庭には、野菜や果物の生ゴミから退避を作るコンポストも設置されています。坂元植林の家では、コンピストを作るワークショップを開催していて、そこに参加して興味を持たれたそうです。正樹さんは「住み始めてしばらくしてから、 やっぱりあったほうがいいね、ということで、サカモトさんにキットを作ってもらって使い方のレクチャーを受けて、自分たちで組み立てました。ちょっと自分で改良したりしながら使っています。箱があって蓋があって、シンプルな作りだし、庭に設置していても違和感がない。それで、温度が上がれば分解も進んで、大活躍ですよ」と満足そうです。

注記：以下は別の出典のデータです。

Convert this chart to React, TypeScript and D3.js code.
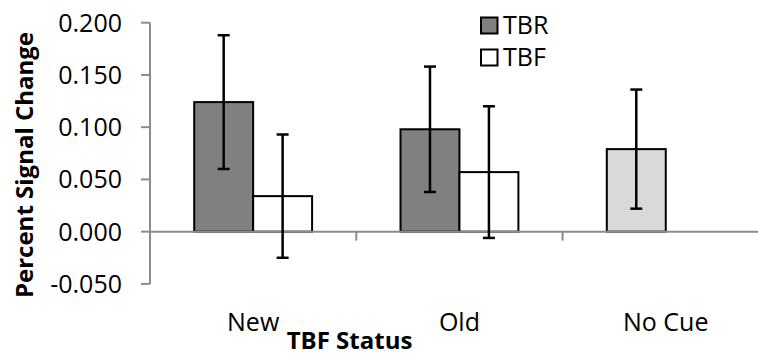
import React from "react";
import * as d3 from "d3";

// Percent signal change by TBF status, TBR vs TBF cues (mean ± SE)
const categories = ["New", "Old", "No Cue"];
const seriesNames = ["TBR", "TBF"];
const tbrValues: (number | null)[] = [0.124, 0.098, 0.079];
const tbrErrors: (number | null)[] = [0.064, 0.060, 0.057];
const tbfValues: (number | null)[] = [0.034, 0.057, null];
const tbfErrors: (number | null)[] = [0.059, 0.063, null];
const yTicks = [-0.05, 0, 0.05, 0.1, 0.15, 0.2];

const WIDTH = 758;
const HEIGHT = 354;
const FONT = "'Open Sans', Lato, sans-serif";

const seriesFill: Record<string, string> = { TBR: "#808080", TBF: "#ffffff" };
const noCueFill = "#d9d9d9";

export default function App() {
  const x0 = 150;
  const band = 206.3;
  const x = d3
    .scaleBand<string>()
    .domain(categories)
    .range([x0, x0 + band * categories.length])
    .paddingInner(0)
    .paddingOuter(0);
  const xs = d3
    .scaleBand<string>()
    .domain(seriesNames)
    .range([0, x.bandwidth()])
    .paddingInner(0)
    .paddingOuter(0.75);
  const y = d3.scaleLinear().domain([-0.05, 0.2]).range([283.9, 22.7]);
  const fmt = (v: number) => d3.format(".3f")(v).replace("\u2212", "-");

  const rows = categories.flatMap((c, i) => [
    { cat: c, s: "TBR", v: tbrValues[i], e: tbrErrors[i] },
    { cat: c, s: "TBF", v: tbfValues[i], e: tbfErrors[i] },
  ]).filter((r) => r.v !== null) as { cat: string; s: string; v: number; e: number }[];

  const axisColor = "#8c8c8c";
  const xRight = WIDTH;

  return (
    <svg
      width={WIDTH}
      height={HEIGHT}
      style={{ position: "absolute", left: 0, top: 0, background: "#fff" }}
      fontFamily={FONT}
    >
      {/* y axis */}
      <line x1={x0} x2={x0} y1={y(0.2)} y2={y(-0.05)} stroke={axisColor} strokeWidth={2} />
      {yTicks.map((t) => (
        <g key={t}>
          <line x1={x0 - 9} x2={x0} y1={y(t)} y2={y(t)} stroke={axisColor} strokeWidth={2} />
          <text
            x={122}
            y={y(t)}
            dy="0.36em"
            textAnchor="end"
            fontSize={25}
            fill="#000"
          >
            {fmt(t)}
          </text>
        </g>
      ))}

      {/* bars */}
      {rows.map((r) => {
        const bx = (x(r.cat) as number) + (xs(r.s) as number);
        const w = xs.bandwidth();
        const fill = r.cat === "No Cue" ? noCueFill : seriesFill[r.s];
        return (
          <rect
            key={r.cat + r.s}
            x={bx}
            y={y(Math.max(0, r.v))}
            width={w}
            height={Math.abs(y(r.v) - y(0))}
            fill={fill}
            stroke="#000"
            strokeWidth={2}
          />
        );
      })}

      {/* x axis */}
      <line x1={x0} x2={xRight} y1={y(0)} y2={y(0)} stroke={axisColor} strokeWidth={2} />
      {categories.slice(1).map((c) => (
        <line
          key={c}
          x1={x(c) as number}
          x2={x(c) as number}
          y1={y(0)}
          y2={y(0) + 9}
          stroke={axisColor}
          strokeWidth={2}
        />
      ))}

      {/* error bars */}
      {rows.map((r) => {
        const cx = (x(r.cat) as number) + (xs(r.s) as number) + xs.bandwidth() / 2;
        const hi = y(r.v + r.e);
        const lo = y(r.v - r.e);
        return (
          <g key={"e" + r.cat + r.s} stroke="#000" strokeWidth={2.5}>
            <line x1={cx} x2={cx} y1={hi} y2={lo} />
            <line x1={cx - 6} x2={cx + 6} y1={hi} y2={hi} />
            <line x1={cx - 6} x2={cx + 6} y1={lo} y2={lo} />
          </g>
        );
      })}

      {/* category labels */}
      {categories.map((c) => (
        <text
          key={c}
          x={(x(c) as number) + x.bandwidth() / 2}
          y={330.5}
          textAnchor="middle"
          fontSize={25}
          fill="#000"
        >
          {c}
        </text>
      ))}

      {/* axis titles */}
      <text x={349.5} y={349} textAnchor="middle" fontSize={24} fontWeight="bold" fill="#000">
        TBF Status
      </text>
      <text
        transform={`translate(32.5,165) rotate(-90)`}
        textAnchor="middle"
        fontSize={24}
        fontWeight="bold"
        fill="#000"
      >
        Percent Signal Change
      </text>

      {/* legend */}
      {seriesNames.map((s, i) => (
        <g key={s} transform={`translate(481,${17.5 + i * 32})`}>
          <rect x={0} y={0} width={16.5} height={16} fill={seriesFill[s]} stroke="#000" strokeWidth={2} />
          <text x={22} y={16} fontSize={25} fill="#000">
            {s}
          </text>
        </g>
      ))}
    </svg>
  );
}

正樹さんは「ちょっと改良」と控えめに話されましたが、蓋と本体の接続部分に小さなダンパーが取り付けてあり、蓋を開いたまま自動で固定できる仕組みになっているのです。瑠美さんは、作業も楽だし、生ゴミを燃えるゴミの回収日まで待たずに処理できるので、とても助かっていると言います。
できた堆肥は、お子さんが保育園からもらってきたトマトの苗を植えるときや、ハーブを植える時に混ぜたりして活用しているそうです。コンポストでは、カボチャの種が発芽したそうで、その中から1つだけ残して地植えにしてありました。収穫も楽しみですね。

庭は、ぐるりとウッドフェンスで囲まれています。道路側は、新築時に造園を担当された職人さんの造作。他の部分は、予算の関係で、元々敷地についていたアルミフェンスのままだったそうです。心地よい木の家で暮らすうちに、手先が器用で創意工夫の精神に富む正樹さんに、スィッチが入りました。木材を買い、道路側のフェンスと同じようになるように真似をしながら自作のウッドフェンスを完成させました。余った木材で、洗面所のオープンな棚にドライヤーなどをすっきり収納する引き出しも作ったそうです。

暮らしながら、家族で手を加えて、家も庭も育てていく。家族と一緒に育っていく。木の家には、そういう「幸せな余地」があります。

家で過ごすことが、最高の贅沢

取材の最後に週末の過ごし方を伺ってみました。仙台市の郊外で、自然環境豊かな場所にも市街地にもアクセスは良い環境。お出かけのバリエーションも色々あるのでは?と、話を向けたのですが、正樹さんと瑠美さんからは、声を揃えて「週末は、家族みんなで、庭の草をむしっています!」という答えがかえってきました。
「休みの日は、ほとんど家で過ごしていますね。僕がウッドフェンスとかを作っていると、子どもたちも手伝うって手を出したがる。邪魔しているだけなんですけど(笑)。ハーブの苗を買いに行くと、私はこれを買うと言って自分で選んで自分で植えたりしてますね」
「植えるところまではやるんですけど、水やりが続かないですね(笑)」
ご夫妻が、庭仕事をしたり、造作を作ったりしているとき、子どもたちも庭に出て、お手伝いをしたり、縄跳びをしたり・・・。お天気がいい日は、雨水をためて庭の水やりに使うタンクの水を使って、思う存分、水遊びをしたり・・・。そんな「豊かな休日」の風景が繰り広げられています。

「アパートで暮らしていた頃は、土日になると子どもたちはアパートの前の小さなスペースで自転車を乗り回して、大人はその様子を見ているだけだったりで、結局、車でどこかへ出かけようか、って。家にいても楽しくなかったんですよね」と、瑠美さん。
「今は、コロナの感染拡大で行動も制限されたり自粛したりという状況だけど、そうじゃなくても、多分、この家だから家にいることが楽しくて、休日も家にいるんだろうなって思います」と、正樹さん。

家で過ごす時間が、いちばん幸せ。いちばん楽しい。そんなことを笑顔で語り合う鈴木ファミリーには、お子さんの成長に伴って家を育てながら暮らしをつくっていく楽しみの可能性が、まだまだこれからも無限に広がっています。